- TASK INSTRUCTIONS
Repeat the data below exactly, dropping any pictures it holds.

[START RECORDS PROVIDED]

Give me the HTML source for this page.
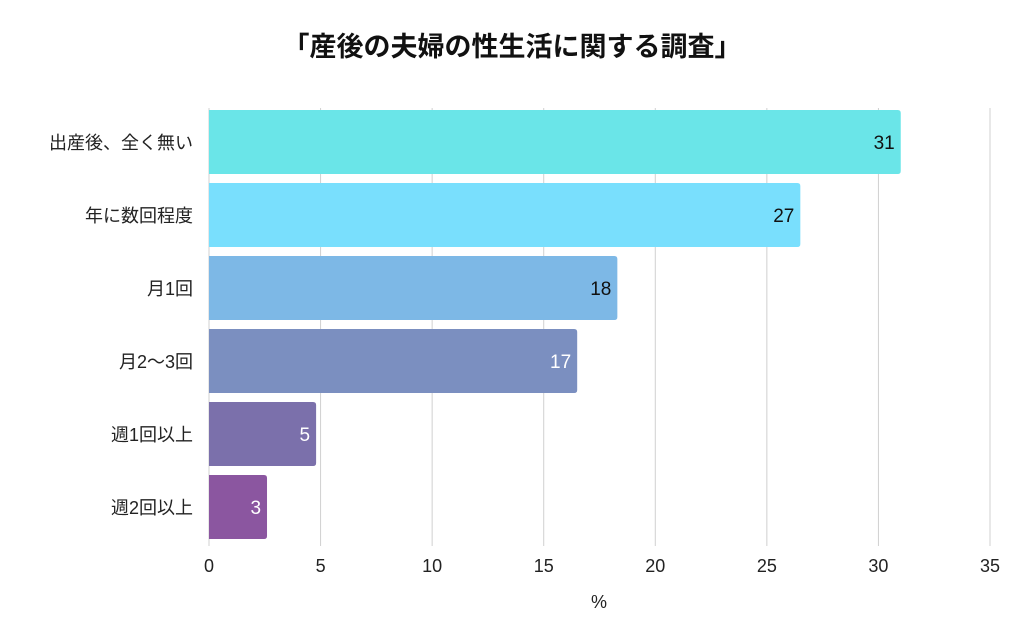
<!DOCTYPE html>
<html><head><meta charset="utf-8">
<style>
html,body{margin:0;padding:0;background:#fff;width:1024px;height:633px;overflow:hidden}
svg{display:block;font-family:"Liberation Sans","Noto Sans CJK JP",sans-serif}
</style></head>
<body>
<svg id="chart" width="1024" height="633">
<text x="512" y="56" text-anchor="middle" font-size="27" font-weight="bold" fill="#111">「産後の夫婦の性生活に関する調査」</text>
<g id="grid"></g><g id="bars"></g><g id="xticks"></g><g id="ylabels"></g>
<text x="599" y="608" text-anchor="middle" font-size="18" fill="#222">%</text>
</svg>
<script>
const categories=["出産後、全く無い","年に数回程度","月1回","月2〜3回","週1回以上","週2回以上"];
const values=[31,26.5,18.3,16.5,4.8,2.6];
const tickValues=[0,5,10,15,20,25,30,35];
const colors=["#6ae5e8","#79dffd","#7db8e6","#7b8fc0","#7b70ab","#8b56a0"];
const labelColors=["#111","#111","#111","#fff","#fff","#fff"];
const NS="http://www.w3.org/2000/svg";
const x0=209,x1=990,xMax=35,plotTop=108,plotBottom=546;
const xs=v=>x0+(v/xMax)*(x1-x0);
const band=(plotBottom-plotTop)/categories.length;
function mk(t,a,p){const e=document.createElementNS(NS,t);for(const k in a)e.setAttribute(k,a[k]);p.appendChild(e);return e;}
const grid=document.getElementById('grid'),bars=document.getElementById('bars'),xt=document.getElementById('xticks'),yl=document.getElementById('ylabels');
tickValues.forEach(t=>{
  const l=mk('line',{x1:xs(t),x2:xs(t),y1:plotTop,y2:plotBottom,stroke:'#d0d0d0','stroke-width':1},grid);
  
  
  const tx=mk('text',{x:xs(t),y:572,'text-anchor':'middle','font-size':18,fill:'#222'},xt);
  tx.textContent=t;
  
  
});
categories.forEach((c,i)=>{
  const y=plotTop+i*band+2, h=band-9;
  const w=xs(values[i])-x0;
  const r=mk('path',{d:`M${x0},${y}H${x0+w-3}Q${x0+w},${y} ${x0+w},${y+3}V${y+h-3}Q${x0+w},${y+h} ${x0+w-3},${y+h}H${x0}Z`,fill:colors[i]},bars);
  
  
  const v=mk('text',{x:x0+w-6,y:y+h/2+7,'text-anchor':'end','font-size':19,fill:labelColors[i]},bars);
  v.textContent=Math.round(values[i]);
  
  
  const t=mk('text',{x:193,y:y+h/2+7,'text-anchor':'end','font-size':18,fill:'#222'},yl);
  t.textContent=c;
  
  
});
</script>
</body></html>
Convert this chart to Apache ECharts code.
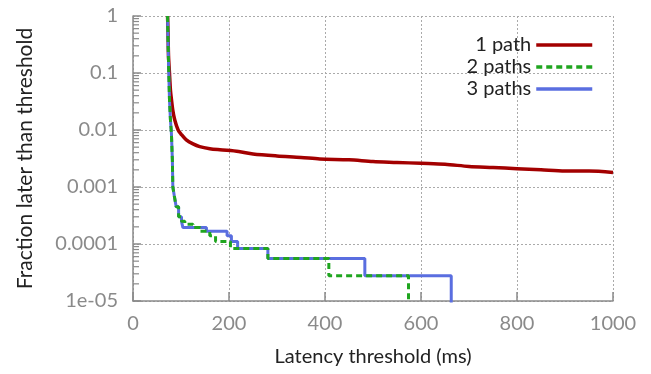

[END RECORDS PROVIDED]

- RESPONSE BELOW
Give me the HTML source for this page.
<!DOCTYPE html>
<html><head><meta charset="utf-8">
<style>
html,body{margin:0;padding:0;background:#fff;width:1024px;height:633px;overflow:hidden}
svg{display:block;font-family:"Liberation Sans","Noto Sans CJK JP",sans-serif}
</style></head>
<body>
<svg id="chart" width="1024" height="633">
<text x="512" y="56" text-anchor="middle" font-size="27" font-weight="bold" fill="#111">「産後の夫婦の性生活に関する調査」</text>
<g id="grid"></g><g id="bars"></g><g id="xticks"></g><g id="ylabels"></g>
<text x="599" y="608" text-anchor="middle" font-size="18" fill="#222">%</text>
</svg>
<script>
const categories=["出産後、全く無い","年に数回程度","月1回","月2〜3回","週1回以上","週2回以上"];
const values=[31,26.5,18.3,16.5,4.8,2.6];
const tickValues=[0,5,10,15,20,25,30,35];
const colors=["#6ae5e8","#79dffd","#7db8e6","#7b8fc0","#7b70ab","#8b56a0"];
const labelColors=["#111","#111","#111","#fff","#fff","#fff"];
const NS="http://www.w3.org/2000/svg";
const x0=209,x1=990,xMax=35,plotTop=108,plotBottom=546;
const xs=v=>x0+(v/xMax)*(x1-x0);
const band=(plotBottom-plotTop)/categories.length;
function mk(t,a,p){const e=document.createElementNS(NS,t);for(const k in a)e.setAttribute(k,a[k]);p.appendChild(e);return e;}
const grid=document.getElementById('grid'),bars=document.getElementById('bars'),xt=document.getElementById('xticks'),yl=document.getElementById('ylabels');
tickValues.forEach(t=>{
  const l=mk('line',{x1:xs(t),x2:xs(t),y1:plotTop,y2:plotBottom,stroke:'#d0d0d0','stroke-width':1},grid);
  
  
  const tx=mk('text',{x:xs(t),y:572,'text-anchor':'middle','font-size':18,fill:'#222'},xt);
  tx.textContent=t;
  
  
});
categories.forEach((c,i)=>{
  const y=plotTop+i*band+2, h=band-9;
  const w=xs(values[i])-x0;
  const r=mk('path',{d:`M${x0},${y}H${x0+w-3}Q${x0+w},${y} ${x0+w},${y+3}V${y+h-3}Q${x0+w},${y+h} ${x0+w-3},${y+h}H${x0}Z`,fill:colors[i]},bars);
  
  
  const v=mk('text',{x:x0+w-6,y:y+h/2+7,'text-anchor':'end','font-size':19,fill:labelColors[i]},bars);
  v.textContent=Math.round(values[i]);
  
  
  const t=mk('text',{x:193,y:y+h/2+7,'text-anchor':'end','font-size':18,fill:'#222'},yl);
  t.textContent=c;
  
  
});
</script>
</body></html>
Convert this chart to Apache ECharts code.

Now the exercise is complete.